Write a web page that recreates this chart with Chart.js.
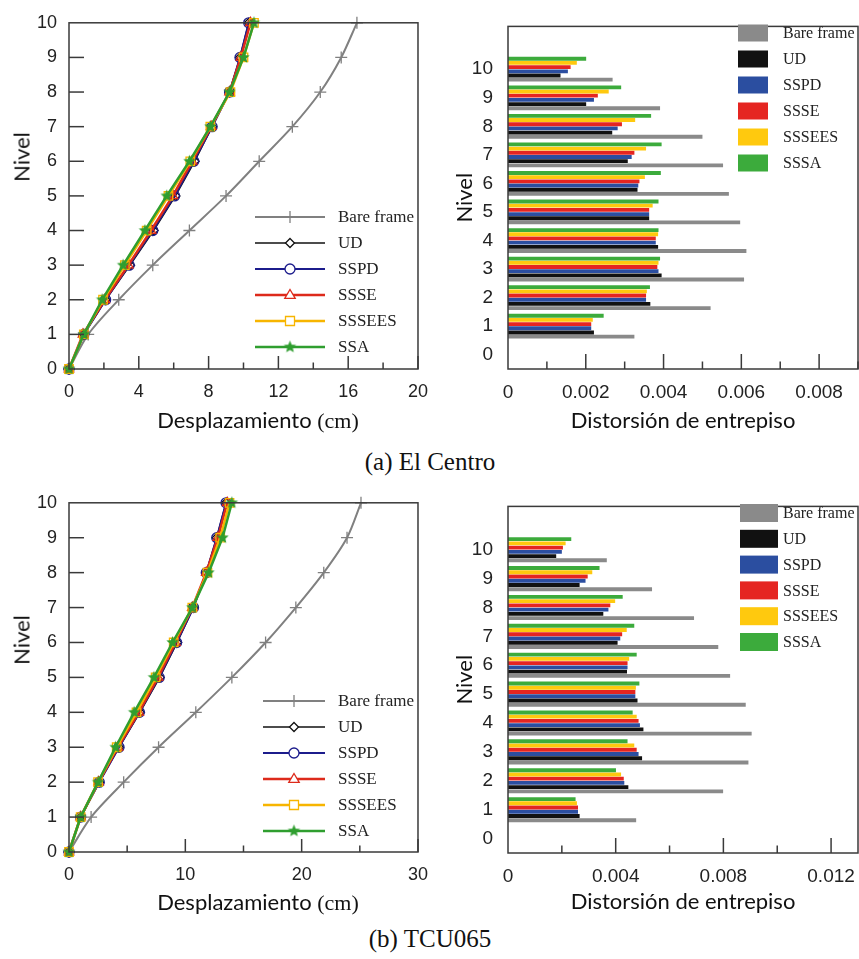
<!DOCTYPE html>
<html>
<head>
<meta charset="utf-8">
<script src="https://cdn.jsdelivr.net/npm/chart.js"></script>
<style>
  body { margin:0; background:#fff; width:859px; height:959px; position:relative; overflow:hidden; }
  canvas { position:absolute; }
  .yt { position:absolute; font:22px Lato, sans-serif; color:#111; transform:translate(-50%,-50%) rotate(-90deg); white-space:nowrap; }
  .xt { position:absolute; width:400px; text-align:center; font:22px Lato, sans-serif; color:#111; white-space:nowrap; }
  .ser { font-family:"Liberation Serif", serif; }
  .cap { position:absolute; left:230px; width:400px; text-align:center; font:25px "Liberation Serif", serif; color:#111; }
</style>
</head>
<body>
<canvas id="c1" width="440" height="440" style="left:0;top:0"></canvas>
<canvas id="c2" width="419" height="440" style="left:440px;top:0"></canvas>
<canvas id="c3" width="440" height="440" style="left:0;top:480px"></canvas>
<canvas id="c4" width="419" height="440" style="left:440px;top:480px"></canvas>
<div class="yt" style="left:21px;top:157px">Nivel</div>
<div class="yt" style="left:21px;top:640px">Nivel</div>
<div class="xt" style="left:58px;top:406px">Desplazamiento <span class="ser">(cm)</span></div>
<div class="xt" style="left:58px;top:888px">Desplazamiento <span class="ser">(cm)</span></div>
<div class="cap" style="top:448px">(a) El Centro</div>
<div class="cap" style="top:925px">(b) TCU065</div>
<script>
const levels  = [0, 1, 2, 3, 4, 5, 6, 7, 8, 9, 10];
const storeys = [1, 2, 3, 4, 5, 6, 7, 8, 9, 10];
const lineNames = ["Bare frame", "UD", "SSPD", "SSSE", "SSSEES", "SSA"];
const barNames  = ["Bare frame", "UD", "SSPD", "SSSE", "SSSEES", "SSSA"];

// (a) El Centro - desplazamiento (cm) por nivel 0..10
const ecDispBare   = [0, 1.1, 2.85, 4.8, 6.9, 9.0, 10.9, 12.8, 14.4, 15.6, 16.5];
const ecDispUD     = [0, 0.85, 2.1, 3.5, 4.85, 6.1, 7.2, 8.2, 9.2, 9.8, 10.3];
const ecDispSSPD   = [0, 0.85, 2.1, 3.45, 4.8, 6.05, 7.15, 8.2, 9.2, 9.8, 10.3];
const ecDispSSSE   = [0, 0.8, 2.05, 3.4, 4.7, 5.95, 7.05, 8.15, 9.2, 9.85, 10.4];
const ecDispSSSEES = [0, 0.85, 1.95, 3.2, 4.45, 5.7, 6.95, 8.1, 9.25, 10.0, 10.6];
const ecDispSSA    = [0, 0.85, 1.9, 3.1, 4.35, 5.6, 6.9, 8.1, 9.2, 10.0, 10.6];

// (a) El Centro - distorsion de entrepiso, niveles 1..10
const ecDriftBare   = [0.00325, 0.00521, 0.00607, 0.00613, 0.00597, 0.00568, 0.00553, 0.0050, 0.00391, 0.00269];
const ecDriftUD     = [0.00221, 0.00366, 0.00395, 0.00386, 0.00363, 0.00333, 0.00308, 0.00268, 0.00201, 0.00135];
const ecDriftSSPD   = [0.00214, 0.00355, 0.00387, 0.0038, 0.00363, 0.00335, 0.00318, 0.00282, 0.00221, 0.00154];
const ecDriftSSSE   = [0.00214, 0.00355, 0.00384, 0.0038, 0.00363, 0.00338, 0.00325, 0.00293, 0.00231, 0.00161];
const ecDriftSSSEES = [0.00218, 0.00357, 0.00387, 0.00386, 0.00372, 0.00352, 0.00355, 0.00327, 0.00259, 0.00177];
const ecDriftSSSA   = [0.00246, 0.00365, 0.00391, 0.00387, 0.00387, 0.00393, 0.00395, 0.00368, 0.00291, 0.00201];

// (b) TCU065 - desplazamiento (cm)
const tcDispBare   = [0, 1.9, 4.7, 7.7, 10.9, 14.0, 16.9, 19.5, 21.9, 23.9, 25.1];
const tcDispUD     = [0, 1.0, 2.6, 4.3, 6.1, 7.8, 9.3, 10.7, 11.8, 12.7, 13.5];
const tcDispSSPD   = [0, 1.0, 2.6, 4.3, 6.05, 7.75, 9.25, 10.7, 11.8, 12.7, 13.5];
const tcDispSSSE   = [0, 1.0, 2.55, 4.2, 6.0, 7.65, 9.15, 10.6, 11.8, 12.8, 13.6];
const tcDispSSSEES = [0, 1.0, 2.5, 4.1, 5.8, 7.45, 9.0, 10.6, 11.9, 13.0, 13.8];
const tcDispSSA    = [0, 1.0, 2.5, 4.0, 5.6, 7.3, 8.9, 10.6, 12.0, 13.2, 14.0];

// (b) TCU065 - distorsion de entrepiso
const tcDriftBare   = [0.00476, 0.00799, 0.00893, 0.00905, 0.00883, 0.00825, 0.00781, 0.00691, 0.00535, 0.00367];
const tcDriftUD     = [0.00266, 0.00447, 0.00498, 0.00503, 0.00481, 0.00442, 0.00407, 0.00354, 0.00266, 0.00179];
const tcDriftSSPD   = [0.0026, 0.00432, 0.00485, 0.0049, 0.00473, 0.00444, 0.00417, 0.00373, 0.00288, 0.0020];
const tcDriftSSSE   = [0.0026, 0.0043, 0.00478, 0.00485, 0.00473, 0.00444, 0.00424, 0.0038, 0.00296, 0.00204];
const tcDriftSSSEES = [0.00256, 0.0042, 0.00469, 0.00478, 0.00475, 0.0045, 0.00441, 0.00398, 0.00313, 0.00214];
const tcDriftSSSA   = [0.00251, 0.00401, 0.00444, 0.00463, 0.00488, 0.00478, 0.00469, 0.00426, 0.0034, 0.00235];

function starImg(color, r) {
  const c = document.createElement("canvas"), s = Math.ceil(r * 2 + 2);
  c.width = c.height = s;
  const g = c.getContext("2d");
  g.beginPath();
  for (let i = 0; i < 10; i++) {
    const rr = i % 2 ? r * 0.45 : r, a = -Math.PI / 2 + i * Math.PI / 5;
    g.lineTo(s / 2 + rr * Math.cos(a), s / 2 + rr * Math.sin(a));
  }
  g.closePath(); g.fillStyle = color; g.fill();
  return c;
}

const LS = [
  { c:"#808080", w:2,   p:"cross",    r:6,   t:0.3 },
  { c:"#111111", w:1.5, p:"rectRot",  r:4.5, t:0 },
  { c:"#1c1c8c", w:2,   p:"circle",   r:5,   t:0 },
  { c:"#dd2a1b", w:2.5, p:"triangle", r:5.5, t:0 },
  { c:"#f7b500", w:2.5, p:"rect",     r:6,   t:0 },
  { c:"#2f9e2f", w:2.5, p:starImg("#2f9e2f", 6.5), r:6, t:0 },
];
const BC = ["#8a8a8a", "#111111", "#2b4ea0", "#e52521", "#ffc90e", "#3cab3c"];

const TICKF = { family:"'Liberation Sans', Arial, sans-serif" };

// marker for the legends
function mark(ctx, st, x, y, r) {
  ctx.beginPath();
  if (st instanceof HTMLCanvasElement) { ctx.drawImage(st, x - st.width / 2, y - st.height / 2); return; }
  if (st === "cross") { ctx.moveTo(x, y - r); ctx.lineTo(x, y + r); ctx.moveTo(x - r, y); ctx.lineTo(x + r, y); ctx.stroke(); return; }
  if (st === "rectRot") { ctx.moveTo(x, y - r); ctx.lineTo(x + r, y); ctx.lineTo(x, y + r); ctx.lineTo(x - r, y); ctx.closePath(); }
  if (st === "circle") ctx.arc(x, y, r, 0, Math.PI * 2);
  if (st === "triangle") { ctx.moveTo(x, y - r); ctx.lineTo(x + r * 0.95, y + r * 0.6); ctx.lineTo(x - r * 0.95, y + r * 0.6); ctx.closePath(); }
  if (st === "rect") { const h = r * 0.75; ctx.rect(x - h, y - h, 2 * h, 2 * h); }
  ctx.fillStyle = "#fff"; ctx.fill(); ctx.stroke();
}

const frameTicks = {
  id: "frameTicks",
  afterDraw(chart, args, o) {
    const { ctx, chartArea: a, scales } = chart;
    ctx.save();
    ctx.strokeStyle = "#3a3a3a"; ctx.lineWidth = 1.5;
    ctx.strokeRect(a.left, a.top, a.right - a.left, a.bottom - a.top);
    const xs = scales.x, n = Math.floor((xs.max - xs.min) / o.xMinor + 1e-6), every = Math.round(o.xMajor / o.xMinor);
    for (let i = 1; i <= n; i++) {
      const px = xs.getPixelForValue(xs.min + i * o.xMinor), len = i % every === 0 ? o.xLen : o.xLen / 2;
      ctx.beginPath(); ctx.moveTo(px, a.bottom); ctx.lineTo(px, a.bottom - len); ctx.stroke();
    }
    if (o.yLen) {
      const ys = scales.y;
      for (let v = ys.min + 1; v < ys.max; v++) {
        const py = ys.getPixelForValue(v);
        ctx.beginPath(); ctx.moveTo(a.left, py); ctx.lineTo(a.left + o.yLen, py); ctx.stroke();
      }
    }
    // legend
    const L = o.legend, ds = chart.data.datasets;
    const idx = L.kind === "box" ? ds.map((d, i) => i).reverse() : ds.map((d, i) => i);
    ctx.textBaseline = "middle"; ctx.textAlign = "left";
    ctx.font = L.font; ctx.fillStyle = "#222";
    idx.forEach((di, k) => {
      const y = L.y0 + k * L.dy, d = ds[di];
      if (L.kind === "box") {
        ctx.fillStyle = d.backgroundColor;
        ctx.fillRect(L.x0, y - L.bh / 2, L.bw, L.bh);
      } else {
        const s = LS[di];
        ctx.strokeStyle = s.c; ctx.lineWidth = s.w;
        ctx.beginPath(); ctx.moveTo(L.x0, y); ctx.lineTo(L.x1, y); ctx.stroke();
        ctx.lineWidth = 1.3;
        mark(ctx, s.p, (L.x0 + L.x1) / 2, y, s.r);
      }
      ctx.fillStyle = "#222";
      ctx.fillText(d.label, L.tx, y + 1);
    });
    ctx.restore();
  }
};

function lineChart(id, arrays, xMax, xStep, xMinor, pad, xH, legend) {
  return new Chart(document.getElementById(id), {
    type: "scatter",
    data: { datasets: arrays.map((arr, i) => ({
      label: lineNames[i],
      data: levels.map((lv, k) => ({ x: arr[k], y: lv })),
      showLine: true, borderColor: LS[i].c, borderWidth: LS[i].w, tension: LS[i].t,
      pointStyle: LS[i].p, pointRadius: LS[i].r, pointBorderColor: LS[i].c, pointBorderWidth: 1.3,
      pointBackgroundColor: "rgba(255,255,255,0)", order: 5 - i, clip: false,
    })) },
    options: {
      responsive: false, animation: false, events: [],
      layout: { padding: pad },
      plugins: { legend: { display: false }, tooltip: { enabled: false },
        frameTicks: { xMajor: xStep, xMinor, xLen: 13, yLen: 15, legend } },
      scales: {
        x: { type: "linear", min: 0, max: xMax, afterFit: s => { s.height = xH; },
             grid: { display: false, drawTicks: false }, border: { display: false },
             ticks: { stepSize: xStep, padding: 12, color: "#222", maxRotation: 0, font: { ...TICKF, size: 18 } } },
        y: { type: "linear", min: 0, max: 10, afterFit: s => { s.width = 69; },
             grid: { display: false, drawTicks: false }, border: { display: false },
             ticks: { stepSize: 1, padding: 12, color: "#222", font: { ...TICKF, size: 18 } } },
      },
    },
    plugins: [frameTicks],
  });
}

function barChart(id, arrays, xMax, xStep, pad, xH, legend, titlePad) {
  const order = [5, 4, 3, 2, 1, 0];
  return new Chart(document.getElementById(id), {
    type: "bar",
    data: { datasets: order.map(i => ({
      label: barNames[i],
      data: storeys.map((lv, k) => ({ x: arrays[i][k], y: lv })),
      backgroundColor: BC[i], borderWidth: 0,
      categoryPercentage: 0.88, barPercentage: 0.92,
    })) },
    options: {
      indexAxis: "y", responsive: false, animation: false, events: [],
      layout: { padding: pad },
      plugins: { legend: { display: false }, tooltip: { enabled: false },
        frameTicks: { xMajor: xStep, xMinor: xStep / 2, xLen: 15, yLen: 0, legend } },
      scales: {
        x: { type: "linear", min: 0, max: xMax,
             afterFit: s => { s.height = xH; s.paddingRight = 0; s.paddingLeft = 0; },
             grid: { display: false, drawTicks: false }, border: { display: false },
             ticks: { stepSize: xStep, includeBounds: false, padding: 12, color: "#222", maxRotation: 0, autoSkip: false,
                      font: { ...TICKF, size: 19 }, callback: v => v === 0 ? "0" : v.toFixed(3) },
             title: { display: true, text: "Distorsión de entrepiso", color: "#111",
                      font: { family: "Lato, sans-serif", size: 22 }, padding: { top: 0, bottom: titlePad } } },
        y: { type: "linear", min: 0, max: 11, afterFit: s => { s.width = 68; },
             grid: { display: false, drawTicks: false }, border: { display: false },
             ticks: { stepSize: 1, includeBounds: false, padding: 15, color: "#222", font: { ...TICKF, size: 19 },
                      callback: v => v > 10 ? "" : String(v) },
             title: { display: true, text: "Nivel", color: "#111",
                      font: { family: "Lato, sans-serif", size: 22 }, padding: { top: 12, bottom: 0 } } },
      },
    },
    plugins: [frameTicks],
  });
}

lineChart("c1", [ecDispBare, ecDispUD, ecDispSSPD, ecDispSSSE, ecDispSSSEES, ecDispSSA], 20, 4, 2,
  { top: 17, right: 17, left: 0, bottom: 0 }, 71,
  { kind: "line", x0: 255, x1: 325, tx: 338, y0: 217, dy: 26, font: "17px 'Liberation Serif', serif" });
lineChart("c3", [tcDispBare, tcDispUD, tcDispSSPD, tcDispSSSE, tcDispSSSEES, tcDispSSA], 30, 10, 5,
  { top: 20, right: 18, left: 0, bottom: 0 }, 68,
  { kind: "line", x0: 263, x1: 325, tx: 338, y0: 221, dy: 26, font: "17px 'Liberation Serif', serif" });
barChart("c2", [ecDriftBare, ecDriftUD, ecDriftSSPD, ecDriftSSSE, ecDriftSSSEES, ecDriftSSSA], 0.009, 0.002,
  { top: 18, right: 1, left: 0, bottom: 0 }, 71,
  { kind: "box", x0: 298, bw: 30, bh: 17, tx: 343, y0: 33, dy: 26, font: "16px 'Liberation Serif', serif" }, 6);
barChart("c4", [tcDriftBare, tcDriftUD, tcDriftSSPD, tcDriftSSSE, tcDriftSSSEES, tcDriftSSSA], 0.013, 0.004,
  { top: 18, right: 1, left: 0, bottom: 0 }, 67,
  { kind: "box", x0: 300, bw: 38, bh: 18, tx: 343, y0: 33, dy: 25.8, font: "16px 'Liberation Serif', serif" }, 5);
</script>
</body>
</html>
****************
> **Directions**: Leave the pictures out and reproduce exactly the lines from the top of the listing above through the line with "9.2, 10.0, 10.6];".

> **Solution to the problem**:
Write a web page that recreates this chart with Chart.js.
<!DOCTYPE html>
<html>
<head>
<meta charset="utf-8">
<script src="https://cdn.jsdelivr.net/npm/chart.js"></script>
<style>
  body { margin:0; background:#fff; width:859px; height:959px; position:relative; overflow:hidden; }
  canvas { position:absolute; }
  .yt { position:absolute; font:22px Lato, sans-serif; color:#111; transform:translate(-50%,-50%) rotate(-90deg); white-space:nowrap; }
  .xt { position:absolute; width:400px; text-align:center; font:22px Lato, sans-serif; color:#111; white-space:nowrap; }
  .ser { font-family:"Liberation Serif", serif; }
  .cap { position:absolute; left:230px; width:400px; text-align:center; font:25px "Liberation Serif", serif; color:#111; }
</style>
</head>
<body>
<canvas id="c1" width="440" height="440" style="left:0;top:0"></canvas>
<canvas id="c2" width="419" height="440" style="left:440px;top:0"></canvas>
<canvas id="c3" width="440" height="440" style="left:0;top:480px"></canvas>
<canvas id="c4" width="419" height="440" style="left:440px;top:480px"></canvas>
<div class="yt" style="left:21px;top:157px">Nivel</div>
<div class="yt" style="left:21px;top:640px">Nivel</div>
<div class="xt" style="left:58px;top:406px">Desplazamiento <span class="ser">(cm)</span></div>
<div class="xt" style="left:58px;top:888px">Desplazamiento <span class="ser">(cm)</span></div>
<div class="cap" style="top:448px">(a) El Centro</div>
<div class="cap" style="top:925px">(b) TCU065</div>
<script>
const levels  = [0, 1, 2, 3, 4, 5, 6, 7, 8, 9, 10];
const storeys = [1, 2, 3, 4, 5, 6, 7, 8, 9, 10];
const lineNames = ["Bare frame", "UD", "SSPD", "SSSE", "SSSEES", "SSA"];
const barNames  = ["Bare frame", "UD", "SSPD", "SSSE", "SSSEES", "SSSA"];

// (a) El Centro - desplazamiento (cm) por nivel 0..10
const ecDispBare   = [0, 1.1, 2.85, 4.8, 6.9, 9.0, 10.9, 12.8, 14.4, 15.6, 16.5];
const ecDispUD     = [0, 0.85, 2.1, 3.5, 4.85, 6.1, 7.2, 8.2, 9.2, 9.8, 10.3];
const ecDispSSPD   = [0, 0.85, 2.1, 3.45, 4.8, 6.05, 7.15, 8.2, 9.2, 9.8, 10.3];
const ecDispSSSE   = [0, 0.8, 2.05, 3.4, 4.7, 5.95, 7.05, 8.15, 9.2, 9.85, 10.4];
const ecDispSSSEES = [0, 0.85, 1.95, 3.2, 4.45, 5.7, 6.95, 8.1, 9.25, 10.0, 10.6];
const ecDispSSA    = [0, 0.85, 1.9, 3.1, 4.35, 5.6, 6.9, 8.1, 9.2, 10.0, 10.6];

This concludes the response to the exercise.